▶ _Exercise_:
Every line below is to be copied exactly, with the pictures left out.

▶ _Information supplied_:
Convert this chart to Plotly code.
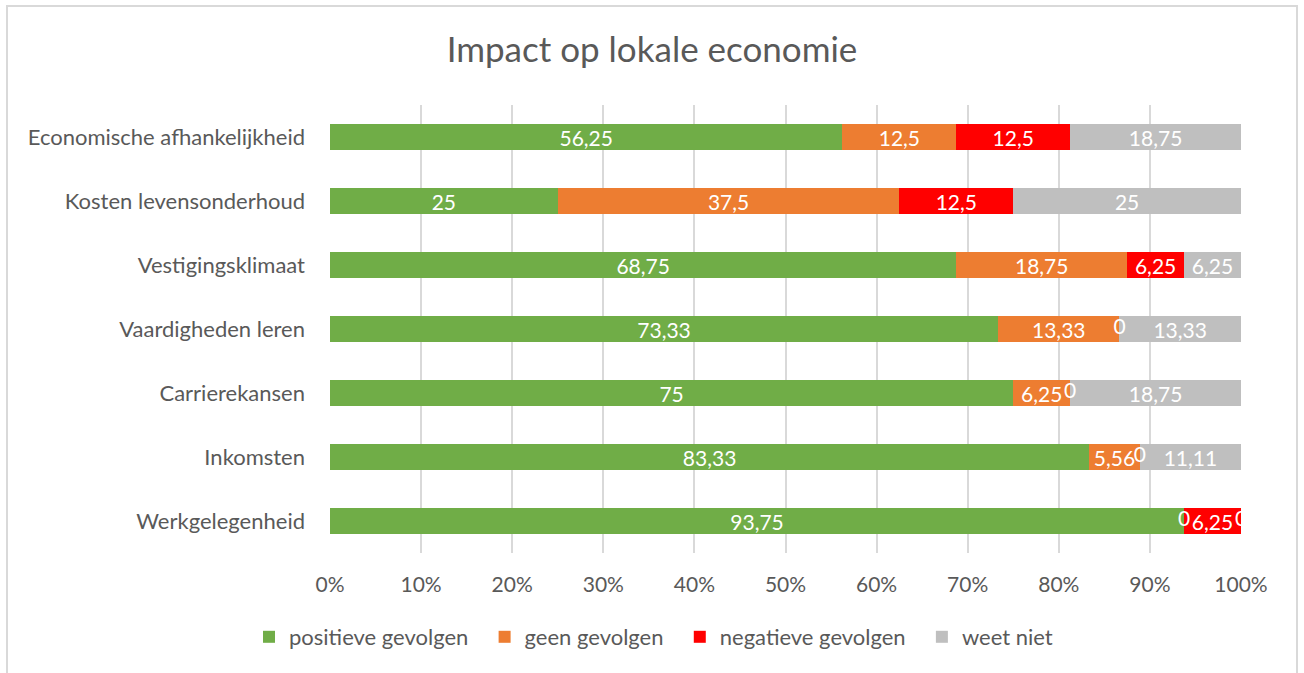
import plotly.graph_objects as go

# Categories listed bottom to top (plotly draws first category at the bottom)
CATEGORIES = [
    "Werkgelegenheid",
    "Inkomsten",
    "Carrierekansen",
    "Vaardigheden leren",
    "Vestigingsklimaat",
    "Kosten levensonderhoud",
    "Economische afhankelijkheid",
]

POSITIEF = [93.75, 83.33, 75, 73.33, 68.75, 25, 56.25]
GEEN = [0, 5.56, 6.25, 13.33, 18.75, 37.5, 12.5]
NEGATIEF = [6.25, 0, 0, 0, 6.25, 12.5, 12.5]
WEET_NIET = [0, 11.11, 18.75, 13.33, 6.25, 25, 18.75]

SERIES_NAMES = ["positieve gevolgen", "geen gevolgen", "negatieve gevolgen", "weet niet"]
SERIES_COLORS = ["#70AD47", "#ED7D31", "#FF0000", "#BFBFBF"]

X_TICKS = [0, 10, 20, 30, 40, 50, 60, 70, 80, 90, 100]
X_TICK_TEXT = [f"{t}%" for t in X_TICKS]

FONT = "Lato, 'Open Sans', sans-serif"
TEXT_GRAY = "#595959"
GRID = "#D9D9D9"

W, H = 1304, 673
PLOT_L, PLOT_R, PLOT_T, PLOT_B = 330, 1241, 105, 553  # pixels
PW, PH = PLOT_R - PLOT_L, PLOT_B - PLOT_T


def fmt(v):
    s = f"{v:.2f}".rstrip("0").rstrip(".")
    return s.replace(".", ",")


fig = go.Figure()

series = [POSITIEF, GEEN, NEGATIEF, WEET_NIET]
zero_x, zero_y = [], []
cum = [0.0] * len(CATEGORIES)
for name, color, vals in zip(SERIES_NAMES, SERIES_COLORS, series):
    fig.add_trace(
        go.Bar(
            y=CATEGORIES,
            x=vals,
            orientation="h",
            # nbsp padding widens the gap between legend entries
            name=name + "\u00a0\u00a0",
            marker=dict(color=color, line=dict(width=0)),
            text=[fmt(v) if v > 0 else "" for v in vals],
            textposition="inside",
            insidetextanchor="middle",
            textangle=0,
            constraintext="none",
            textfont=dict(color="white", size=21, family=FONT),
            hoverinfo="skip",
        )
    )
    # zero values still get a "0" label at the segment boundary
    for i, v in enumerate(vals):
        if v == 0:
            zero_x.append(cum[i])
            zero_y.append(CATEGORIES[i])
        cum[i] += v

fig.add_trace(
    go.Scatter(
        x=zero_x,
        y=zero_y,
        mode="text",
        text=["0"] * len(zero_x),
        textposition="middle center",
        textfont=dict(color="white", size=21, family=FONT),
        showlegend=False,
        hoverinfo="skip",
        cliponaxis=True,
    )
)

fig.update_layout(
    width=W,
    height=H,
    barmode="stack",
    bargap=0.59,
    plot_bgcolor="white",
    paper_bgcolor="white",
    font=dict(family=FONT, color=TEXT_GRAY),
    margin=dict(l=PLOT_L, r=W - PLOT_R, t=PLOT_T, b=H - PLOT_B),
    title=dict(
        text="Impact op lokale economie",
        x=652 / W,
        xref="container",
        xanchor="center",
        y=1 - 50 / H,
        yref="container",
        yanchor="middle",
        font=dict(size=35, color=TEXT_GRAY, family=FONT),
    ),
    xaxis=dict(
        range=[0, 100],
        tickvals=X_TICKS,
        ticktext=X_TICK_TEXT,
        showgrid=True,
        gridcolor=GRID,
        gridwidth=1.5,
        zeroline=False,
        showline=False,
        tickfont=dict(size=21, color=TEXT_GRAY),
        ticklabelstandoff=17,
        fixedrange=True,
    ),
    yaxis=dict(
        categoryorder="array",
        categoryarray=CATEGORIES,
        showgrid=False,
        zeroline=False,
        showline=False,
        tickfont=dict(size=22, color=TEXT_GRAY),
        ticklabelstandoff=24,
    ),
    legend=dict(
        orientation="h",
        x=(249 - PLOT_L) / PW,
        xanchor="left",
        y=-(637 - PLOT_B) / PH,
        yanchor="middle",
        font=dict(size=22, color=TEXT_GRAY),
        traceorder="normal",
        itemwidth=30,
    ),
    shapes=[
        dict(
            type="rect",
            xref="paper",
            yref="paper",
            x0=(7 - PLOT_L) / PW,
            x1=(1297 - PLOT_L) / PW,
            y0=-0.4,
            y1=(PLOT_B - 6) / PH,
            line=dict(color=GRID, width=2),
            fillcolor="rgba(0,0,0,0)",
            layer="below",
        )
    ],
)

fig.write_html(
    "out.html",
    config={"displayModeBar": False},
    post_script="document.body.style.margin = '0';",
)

▶ _Solution to this problem_:
Convert this chart to Plotly code.
import plotly.graph_objects as go

# Categories listed bottom to top (plotly draws first category at the bottom)
CATEGORIES = [
    "Werkgelegenheid",
    "Inkomsten",
    "Carrierekansen",
    "Vaardigheden leren",
    "Vestigingsklimaat",
    "Kosten levensonderhoud",
    "Economische afhankelijkheid",
]

POSITIEF = [93.75, 83.33, 75, 73.33, 68.75, 25, 56.25]
GEEN = [0, 5.56, 6.25, 13.33, 18.75, 37.5, 12.5]
NEGATIEF = [6.25, 0, 0, 0, 6.25, 12.5, 12.5]
WEET_NIET = [0, 11.11, 18.75, 13.33, 6.25, 25, 18.75]

SERIES_NAMES = ["positieve gevolgen", "geen gevolgen", "negatieve gevolgen", "weet niet"]
SERIES_COLORS = ["#70AD47", "#ED7D31", "#FF0000", "#BFBFBF"]

X_TICKS = [0, 10, 20, 30, 40, 50, 60, 70, 80, 90, 100]
X_TICK_TEXT = [f"{t}%" for t in X_TICKS]

FONT = "Lato, 'Open Sans', sans-serif"
TEXT_GRAY = "#595959"
GRID = "#D9D9D9"

W, H = 1304, 673
PLOT_L, PLOT_R, PLOT_T, PLOT_B = 330, 1241, 105, 553  # pixels
PW, PH = PLOT_R - PLOT_L, PLOT_B - PLOT_T


def fmt(v):
    s = f"{v:.2f}".rstrip("0").rstrip(".")
    return s.replace(".", ",")


fig = go.Figure()

series = [POSITIEF, GEEN, NEGATIEF, WEET_NIET]
zero_x, zero_y = [], []
cum = [0.0] * len(CATEGORIES)
for name, color, vals in zip(SERIES_NAMES, SERIES_COLORS, series):
    fig.add_trace(
        go.Bar(
            y=CATEGORIES,
            x=vals,
            orientation="h",
            # nbsp padding widens the gap between legend entries
            name=name + "\u00a0\u00a0",
            marker=dict(color=color, line=dict(width=0)),
            text=[fmt(v) if v > 0 else "" for v in vals],
            textposition="inside",
            insidetextanchor="middle",
            textangle=0,
            constraintext="none",
            textfont=dict(color="white", size=21, family=FONT),
            hoverinfo="skip",
        )
    )
    # zero values still get a "0" label at the segment boundary
    for i, v in enumerate(vals):
        if v == 0:
            zero_x.append(cum[i])
            zero_y.append(CATEGORIES[i])
        cum[i] += v

fig.add_trace(
    go.Scatter(
        x=zero_x,
        y=zero_y,
        mode="text",
        text=["0"] * len(zero_x),
        textposition="middle center",
        textfont=dict(color="white", size=21, family=FONT),
        showlegend=False,
        hoverinfo="skip",
        cliponaxis=True,
    )
)

fig.update_layout(
    width=W,
    height=H,
    barmode="stack",
    bargap=0.59,
    plot_bgcolor="white",
    paper_bgcolor="white",
    font=dict(family=FONT, color=TEXT_GRAY),
    margin=dict(l=PLOT_L, r=W - PLOT_R, t=PLOT_T, b=H - PLOT_B),
    title=dict(
        text="Impact op lokale economie",
        x=652 / W,
        xref="container",
        xanchor="center",
        y=1 - 50 / H,
        yref="container",
        yanchor="middle",
        font=dict(size=35, color=TEXT_GRAY, family=FONT),
    ),
    xaxis=dict(
        range=[0, 100],
        tickvals=X_TICKS,
        ticktext=X_TICK_TEXT,
        showgrid=True,
        gridcolor=GRID,
        gridwidth=1.5,
        zeroline=False,
        showline=False,
        tickfont=dict(size=21, color=TEXT_GRAY),
        ticklabelstandoff=17,
        fixedrange=True,
    ),
    yaxis=dict(
        categoryorder="array",
        categoryarray=CATEGORIES,
        showgrid=False,
        zeroline=False,
        showline=False,
        tickfont=dict(size=22, color=TEXT_GRAY),
        ticklabelstandoff=24,
    ),
    legend=dict(
        orientation="h",
        x=(249 - PLOT_L) / PW,
        xanchor="left",
        y=-(637 - PLOT_B) / PH,
        yanchor="middle",
        font=dict(size=22, color=TEXT_GRAY),
        traceorder="normal",
        itemwidth=30,
    ),
    shapes=[
        dict(
            type="rect",
            xref="paper",
            yref="paper",
            x0=(7 - PLOT_L) / PW,
            x1=(1297 - PLOT_L) / PW,
            y0=-0.4,
            y1=(PLOT_B - 6) / PH,
            line=dict(color=GRID, width=2),
            fillcolor="rgba(0,0,0,0)",
            layer="below",
        )
    ],
)

fig.write_html(
    "out.html",
    config={"displayModeBar": False},
    post_script="document.body.style.margin = '0';",
)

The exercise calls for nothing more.